SHORELINE, Wash. — Community members gathered in Shoreline on Wednesday for a remembrance ceremony marking 10 years since the Sandy Hook Elementary School massacre in Connecticut, which took the lives of 20 students and six educators.
Washington survivors of gun violence, students and gun safety advocates spoke the names of victims at St. Dunstan's Episcopal Church, sang and played music, and shared words of support in a candlelight vigil.
Speakers noted that in the 10 years since Sandy Hook, gun violence has continued to plague communities across the country, including in the Seattle area.

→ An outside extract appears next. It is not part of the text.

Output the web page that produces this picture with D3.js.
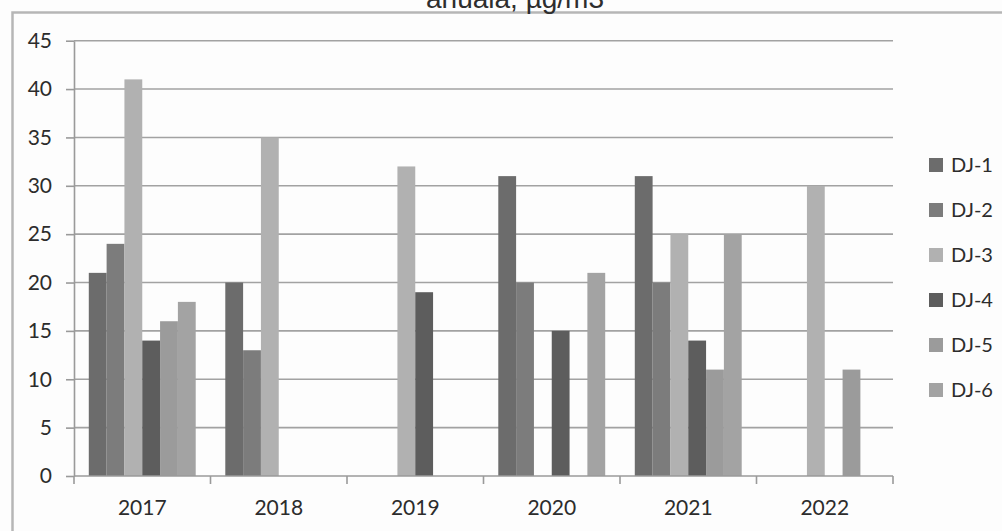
<!DOCTYPE html>
<html>
<head>
<meta charset="utf-8">
<script src="https://cdn.jsdelivr.net/npm/d3@7"></script>
<style>
  html, body { margin: 0; padding: 0; background: #fdfdfd; }
  svg { display: block; }
</style>
</head>
<body>
<svg id="chart" width="1002" height="531"></svg>
<script>
// Categories and series
const years = ["2017", "2018", "2019", "2020", "2021", "2022"];
const seriesNames = ["DJ-1", "DJ-2", "DJ-3", "DJ-4", "DJ-5", "DJ-6"];

// Annual values per station (null = no measurement)
const dj1 = [21, 20, null, 31, 31, null];
const dj2 = [24, 13, null, 20, 20, null];
const dj3 = [41, 35, 32, null, 25, 30];
const dj4 = [14, null, 19, 15, 14, null];
const dj5 = [16, null, null, null, 11, 11];
const dj6 = [18, null, null, 21, 25, null];

const yTicks = [0, 5, 10, 15, 20, 25, 30, 35, 40, 45];
const titleText = "anuala, µg/m3";

const seriesValues = [dj1, dj2, dj3, dj4, dj5, dj6];
const colors = ["#6c6c6c", "#7c7c7c", "#b1b1b1", "#5d5d5d", "#9b9b9b", "#a3a3a3"];

const svg = d3.select("#chart");
const font = "Lato, 'Open Sans', sans-serif";
const textColor = "#2c2c2c";

// Chart border (extends past the right and bottom edges)
svg.append("rect")
  .attr("x", 12.5).attr("y", 12.5)
  .attr("width", 1100).attr("height", 600)
  .attr("fill", "#fdfdfd")
  .attr("stroke", "#b6b6b6").attr("stroke-width", 2.5);

// Title (its upper part runs off the top edge)
svg.append("text")
  .attr("x", 515).attr("y", 7.5)
  .attr("text-anchor", "middle")
  .attr("font-family", "'Liberation Sans', Arial, sans-serif")
  .attr("font-size", 28)
  .attr("fill", "#2e2e2e")
  .text(titleText);

const plot = { left: 74, right: 893, top: 40.7, bottom: 476 };

const y = d3.scaleLinear().domain([0, 45]).range([plot.bottom, plot.top]);
const x0 = d3.scaleBand().domain(years).range([plot.left, plot.right]);
const x1 = d3.scaleBand().domain(seriesNames).range([0, x0.bandwidth()])
  .paddingInner(0).paddingOuter(0.83);
const color = d3.scaleOrdinal().domain(seriesNames).range(colors);

// Horizontal gridlines
svg.append("g")
  .selectAll("line")
  .data(yTicks.filter(d => d > 0))
  .join("line")
  .attr("x1", plot.left).attr("x2", plot.right)
  .attr("y1", d => y(d)).attr("y2", d => y(d))
  .attr("stroke", "#a2a2a2").attr("stroke-width", 1.6);

// Y axis
const yAxis = svg.append("g")
  .attr("transform", `translate(${plot.left},0)`)
  .call(d3.axisLeft(y).tickValues(yTicks).tickSize(8).tickPadding(14).tickSizeOuter(0));
yAxis.select(".domain").attr("stroke", "#9a9a9a").attr("stroke-width", 1.6);
yAxis.selectAll(".tick line").attr("stroke", "#9a9a9a").attr("stroke-width", 1.6);
yAxis.selectAll(".tick text")
  .attr("font-family", font).attr("font-size", 21).attr("fill", textColor);

// Bars
const rows = years.map((yr, i) => ({
  year: yr,
  values: seriesNames.map((s, j) => ({ key: s, value: seriesValues[j][i] }))
}));

svg.append("g")
  .selectAll("g")
  .data(rows)
  .join("g")
  .attr("transform", d => `translate(${x0(d.year)},0)`)
  .selectAll("rect")
  .data(d => d.values.filter(v => v.value != null))
  .join("rect")
  .attr("x", d => x1(d.key))
  .attr("width", x1.bandwidth())
  .attr("y", d => y(d.value))
  .attr("height", d => y(0) - y(d.value))
  .attr("fill", d => color(d.key));

// X axis with ticks between categories
const xAxisG = svg.append("g").attr("transform", `translate(0,${plot.bottom})`);
xAxisG.append("line")
  .attr("x1", plot.left).attr("x2", plot.right)
  .attr("stroke", "#9a9a9a").attr("stroke-width", 1.6);
const boundaries = years.map(d => x0(d)).concat([x0(years[years.length - 1]) + x0.bandwidth()]);
xAxisG.selectAll("line.tk")
  .data(boundaries)
  .join("line").attr("class", "tk")
  .attr("x1", d => d).attr("x2", d => d)
  .attr("y1", 0).attr("y2", 8)
  .attr("stroke", "#9a9a9a").attr("stroke-width", 1.6);
xAxisG.selectAll("text")
  .data(years)
  .join("text")
  .attr("x", d => x0(d) + x0.bandwidth() / 2)
  .attr("y", 39)
  .attr("text-anchor", "middle")
  .attr("font-family", font).attr("font-size", 21).attr("fill", textColor)
  .text(d => d);

// Legend
const legend = svg.append("g")
  .selectAll("g")
  .data(seriesNames)
  .join("g")
  .attr("transform", (d, i) => `translate(929,${165 + i * 45})`);
legend.append("rect")
  .attr("x", 0).attr("y", -7)
  .attr("width", 14).attr("height", 14)
  .attr("fill", d => color(d));
legend.append("text")
  .attr("x", 22).attr("y", 7)
  .attr("font-family", font).attr("font-size", 20).attr("fill", textColor)
  .text(d => d);
</script>
</body>
</html>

"2020 marked the first year that firearms overtook car accidents as the leading cause of death for children and youth according to the CDC," said Jane Weiss, a Washington resident and survivor of gun violence.
This year, one child in the Seattle area was killed by gun violence on a school campus: Seventeen-year-old Ebenezer Haile at Ingraham High School.
Chetan Soni, a senior at Lincoln High School, said the death of Haile has given him and his peers the motivation to advocate on behalf of gun control and mental health.
"As we reflect on the 10-year mark of a horrific shooting that took place in an elementary school, are we really that much safer in our schools?" said Soni. "We continue to not be protected in the very places that are meant to make us feel safe. I challenge legislators who have not supported gun violence prevention, that thoughts and prayers are not enough, they've never been enough. When will you draw the line?"
Soni said the death of Haile was felt districtwide, prompting action.
"Every Seattle public school was hurting," said Soni.
A month ago, students walked out of school and gathered at Seattle City Hall to demand action from leaders to prevent gun violence. Soni led that walkout.
"As a result of that protest, by the leadership of Councilmember Teresa Mosqueda, we have gotten $4 million in the biennium (for) additional support for mental health counselors," Soni said.
While encouraged by the recent progress, Soni also said his work is not over, and that he and his peers plan to continue advocating after winter break.